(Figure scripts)
---------------

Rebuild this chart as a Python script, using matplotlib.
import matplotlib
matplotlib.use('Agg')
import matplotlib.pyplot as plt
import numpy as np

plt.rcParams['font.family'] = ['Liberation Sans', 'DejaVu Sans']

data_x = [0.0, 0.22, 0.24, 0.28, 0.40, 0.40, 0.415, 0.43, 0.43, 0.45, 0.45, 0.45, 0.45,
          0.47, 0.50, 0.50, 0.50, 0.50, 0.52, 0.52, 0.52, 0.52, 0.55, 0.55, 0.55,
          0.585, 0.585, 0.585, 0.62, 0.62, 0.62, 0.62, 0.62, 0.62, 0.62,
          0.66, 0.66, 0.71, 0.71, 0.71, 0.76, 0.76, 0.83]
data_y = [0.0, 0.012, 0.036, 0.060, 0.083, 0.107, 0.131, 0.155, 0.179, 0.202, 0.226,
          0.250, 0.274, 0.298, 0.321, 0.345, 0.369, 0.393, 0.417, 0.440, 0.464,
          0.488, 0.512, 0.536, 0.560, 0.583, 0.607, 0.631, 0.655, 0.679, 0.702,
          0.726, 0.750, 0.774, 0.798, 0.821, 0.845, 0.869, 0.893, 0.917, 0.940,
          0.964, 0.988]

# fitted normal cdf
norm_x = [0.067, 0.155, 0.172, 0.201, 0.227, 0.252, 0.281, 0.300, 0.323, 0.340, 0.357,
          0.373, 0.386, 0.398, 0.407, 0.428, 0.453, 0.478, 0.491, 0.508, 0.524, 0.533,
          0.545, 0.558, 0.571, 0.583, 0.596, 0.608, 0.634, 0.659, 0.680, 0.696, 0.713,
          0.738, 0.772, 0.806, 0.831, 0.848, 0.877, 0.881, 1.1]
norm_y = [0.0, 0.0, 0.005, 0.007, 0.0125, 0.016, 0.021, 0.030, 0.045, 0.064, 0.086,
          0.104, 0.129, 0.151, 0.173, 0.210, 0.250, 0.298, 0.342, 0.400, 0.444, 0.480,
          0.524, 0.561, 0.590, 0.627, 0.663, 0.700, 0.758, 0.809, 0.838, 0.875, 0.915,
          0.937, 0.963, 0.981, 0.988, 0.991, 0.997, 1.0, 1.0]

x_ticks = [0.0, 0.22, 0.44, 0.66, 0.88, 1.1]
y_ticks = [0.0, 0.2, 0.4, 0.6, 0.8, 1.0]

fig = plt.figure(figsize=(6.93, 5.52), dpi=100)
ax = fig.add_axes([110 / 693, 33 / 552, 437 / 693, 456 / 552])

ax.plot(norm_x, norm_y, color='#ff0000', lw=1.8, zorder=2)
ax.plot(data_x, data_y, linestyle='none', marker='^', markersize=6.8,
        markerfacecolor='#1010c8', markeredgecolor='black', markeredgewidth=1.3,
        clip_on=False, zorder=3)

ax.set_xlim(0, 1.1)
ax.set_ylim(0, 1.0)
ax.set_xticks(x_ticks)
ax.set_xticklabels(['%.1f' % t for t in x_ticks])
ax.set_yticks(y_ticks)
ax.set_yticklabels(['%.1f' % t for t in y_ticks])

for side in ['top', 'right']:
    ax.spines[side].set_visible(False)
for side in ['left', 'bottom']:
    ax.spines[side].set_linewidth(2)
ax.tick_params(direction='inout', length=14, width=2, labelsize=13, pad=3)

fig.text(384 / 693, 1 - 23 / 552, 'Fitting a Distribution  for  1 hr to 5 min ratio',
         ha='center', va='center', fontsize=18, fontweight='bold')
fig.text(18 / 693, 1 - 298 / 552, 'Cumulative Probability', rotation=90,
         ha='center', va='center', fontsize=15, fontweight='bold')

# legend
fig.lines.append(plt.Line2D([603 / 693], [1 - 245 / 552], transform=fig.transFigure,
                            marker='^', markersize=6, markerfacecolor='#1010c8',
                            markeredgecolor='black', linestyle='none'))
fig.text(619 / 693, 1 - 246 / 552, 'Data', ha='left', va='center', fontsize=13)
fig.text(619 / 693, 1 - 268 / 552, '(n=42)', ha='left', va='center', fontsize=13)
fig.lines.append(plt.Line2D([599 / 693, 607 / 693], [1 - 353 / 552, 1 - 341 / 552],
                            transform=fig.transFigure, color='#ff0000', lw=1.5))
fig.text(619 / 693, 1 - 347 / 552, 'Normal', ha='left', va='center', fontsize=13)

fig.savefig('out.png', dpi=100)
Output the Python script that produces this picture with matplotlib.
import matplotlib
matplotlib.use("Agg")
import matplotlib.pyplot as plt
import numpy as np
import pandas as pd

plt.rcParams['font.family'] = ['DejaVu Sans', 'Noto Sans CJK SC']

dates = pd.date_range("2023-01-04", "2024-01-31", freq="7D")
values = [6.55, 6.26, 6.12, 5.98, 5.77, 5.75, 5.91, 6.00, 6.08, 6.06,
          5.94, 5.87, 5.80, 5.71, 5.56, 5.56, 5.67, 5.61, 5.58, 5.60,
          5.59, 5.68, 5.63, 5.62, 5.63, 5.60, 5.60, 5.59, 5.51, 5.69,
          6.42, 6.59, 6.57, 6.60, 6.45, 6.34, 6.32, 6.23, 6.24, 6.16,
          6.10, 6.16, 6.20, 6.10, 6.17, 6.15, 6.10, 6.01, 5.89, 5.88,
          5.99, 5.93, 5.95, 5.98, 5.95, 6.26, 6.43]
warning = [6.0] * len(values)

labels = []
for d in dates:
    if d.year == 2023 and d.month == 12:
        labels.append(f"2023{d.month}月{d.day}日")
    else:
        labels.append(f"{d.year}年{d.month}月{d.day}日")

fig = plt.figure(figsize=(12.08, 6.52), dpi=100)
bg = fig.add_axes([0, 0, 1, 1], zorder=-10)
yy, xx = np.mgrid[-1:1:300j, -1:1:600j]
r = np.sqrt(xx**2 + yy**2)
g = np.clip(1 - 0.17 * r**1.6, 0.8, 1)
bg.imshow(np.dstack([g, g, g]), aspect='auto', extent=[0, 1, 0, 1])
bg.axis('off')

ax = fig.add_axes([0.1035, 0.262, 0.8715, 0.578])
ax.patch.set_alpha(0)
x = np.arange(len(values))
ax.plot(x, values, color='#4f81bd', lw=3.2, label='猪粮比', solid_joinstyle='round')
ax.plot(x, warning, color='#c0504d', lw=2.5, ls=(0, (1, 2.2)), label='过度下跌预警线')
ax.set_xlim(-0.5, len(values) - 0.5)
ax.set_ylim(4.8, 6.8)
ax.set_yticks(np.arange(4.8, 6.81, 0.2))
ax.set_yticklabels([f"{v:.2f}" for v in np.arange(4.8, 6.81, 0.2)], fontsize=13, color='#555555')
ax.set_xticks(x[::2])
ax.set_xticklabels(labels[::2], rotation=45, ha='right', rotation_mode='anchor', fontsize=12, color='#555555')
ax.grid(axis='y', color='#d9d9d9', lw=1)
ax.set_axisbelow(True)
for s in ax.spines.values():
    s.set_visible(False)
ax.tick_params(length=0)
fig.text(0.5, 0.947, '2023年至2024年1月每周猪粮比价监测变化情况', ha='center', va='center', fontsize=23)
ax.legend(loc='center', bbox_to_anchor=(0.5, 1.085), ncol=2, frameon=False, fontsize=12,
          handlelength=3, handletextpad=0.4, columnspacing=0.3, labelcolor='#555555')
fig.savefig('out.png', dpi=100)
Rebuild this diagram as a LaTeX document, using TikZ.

---------------

◆ WHAT TO PRODUCE ◆
Output the line containing "Output the Python" and all lines after it to the end of the records, exactly as given.

◆ WORKED SOLUTION ◆
Output the Python script that produces this picture with matplotlib.
import matplotlib
matplotlib.use("Agg")
import matplotlib.pyplot as plt
import numpy as np
import pandas as pd

plt.rcParams['font.family'] = ['DejaVu Sans', 'Noto Sans CJK SC']

dates = pd.date_range("2023-01-04", "2024-01-31", freq="7D")
values = [6.55, 6.26, 6.12, 5.98, 5.77, 5.75, 5.91, 6.00, 6.08, 6.06,
          5.94, 5.87, 5.80, 5.71, 5.56, 5.56, 5.67, 5.61, 5.58, 5.60,
          5.59, 5.68, 5.63, 5.62, 5.63, 5.60, 5.60, 5.59, 5.51, 5.69,
          6.42, 6.59, 6.57, 6.60, 6.45, 6.34, 6.32, 6.23, 6.24, 6.16,
          6.10, 6.16, 6.20, 6.10, 6.17, 6.15, 6.10, 6.01, 5.89, 5.88,
          5.99, 5.93, 5.95, 5.98, 5.95, 6.26, 6.43]
warning = [6.0] * len(values)

labels = []
for d in dates:
    if d.year == 2023 and d.month == 12:
        labels.append(f"2023{d.month}月{d.day}日")
    else:
        labels.append(f"{d.year}年{d.month}月{d.day}日")

fig = plt.figure(figsize=(12.08, 6.52), dpi=100)
bg = fig.add_axes([0, 0, 1, 1], zorder=-10)
yy, xx = np.mgrid[-1:1:300j, -1:1:600j]
r = np.sqrt(xx**2 + yy**2)
g = np.clip(1 - 0.17 * r**1.6, 0.8, 1)
bg.imshow(np.dstack([g, g, g]), aspect='auto', extent=[0, 1, 0, 1])
bg.axis('off')

ax = fig.add_axes([0.1035, 0.262, 0.8715, 0.578])
ax.patch.set_alpha(0)
x = np.arange(len(values))
ax.plot(x, values, color='#4f81bd', lw=3.2, label='猪粮比', solid_joinstyle='round')
ax.plot(x, warning, color='#c0504d', lw=2.5, ls=(0, (1, 2.2)), label='过度下跌预警线')
ax.set_xlim(-0.5, len(values) - 0.5)
ax.set_ylim(4.8, 6.8)
ax.set_yticks(np.arange(4.8, 6.81, 0.2))
ax.set_yticklabels([f"{v:.2f}" for v in np.arange(4.8, 6.81, 0.2)], fontsize=13, color='#555555')
ax.set_xticks(x[::2])
ax.set_xticklabels(labels[::2], rotation=45, ha='right', rotation_mode='anchor', fontsize=12, color='#555555')
ax.grid(axis='y', color='#d9d9d9', lw=1)
ax.set_axisbelow(True)
for s in ax.spines.values():
    s.set_visible(False)
ax.tick_params(length=0)
fig.text(0.5, 0.947, '2023年至2024年1月每周猪粮比价监测变化情况', ha='center', va='center', fontsize=23)
ax.legend(loc='center', bbox_to_anchor=(0.5, 1.085), ncol=2, frameon=False, fontsize=12,
          handlelength=3, handletextpad=0.4, columnspacing=0.3, labelcolor='#555555')
fig.savefig('out.png', dpi=100)
Rebuild this diagram as a LaTeX document, using TikZ.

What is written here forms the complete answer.